Binomial Random Variable With Non-Integer value

[-Job-]

So the problem gives a binomial random variable X with parameters n=5 and p=0.25 and ask for the probability P(X=1.5). The binomial probability mass function is defined only for integers. Should i approximate using the normal distribution or the poisson?

 

[Dale]

I would say that the probability would be 0. I don't think an approximation is really warrented here since n is not very large and p is not very small. Besides, to get a probability with a continuous PDF you would have to pick a range of X, not just X=1.5.

-Dale

 

[-Job-]

Yeah, that's what i was about to say, since n isn't large there isn't any guarantee that the binomial distribution will behave normally. I hate trick questions.
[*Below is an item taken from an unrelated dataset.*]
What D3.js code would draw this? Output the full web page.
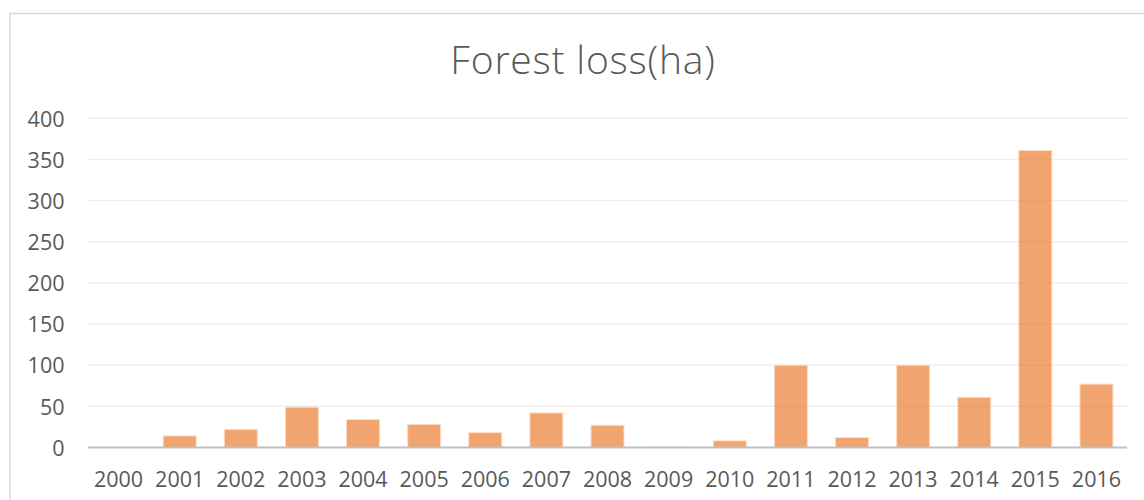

I'm guessing that, if the questin asked P(X<=1.5) for the same parameters, then it would be equivalent to asking P(X<=1) right?

 

[Dale]

Yeah, it makes sense to ask about the CDF for non-discrete values, it just looks like a stair step type function as you described. It makes sense, but it still isn't very nice :)

-Dale

 

[-Job-]

Ok so, the next question gives a Poisson random variable X with lambda = 1/3 and asks for both P(X<=2.5) and P(X=-2). I'm guessing the same trick applies to the first one and is equivalent to asking P(X<2) since a poisson distribution function is discrete and defined only at integer values.
The second one though is what, 0 again? I can't see that a poisson random variable can have negative values because its probability mass function contains a factorial which isn't defined for a negative value. What's up with these questions?

 

[Dale]

Seems like they really want to emphasize the "discreteness" and the domain of some of these functions. But it feels like they are trying to emphasize the fact through trick questions. In any case, you are correct, the Poisson is not only a discrete distribution it is also defined only for non-negative numbers.

-Dale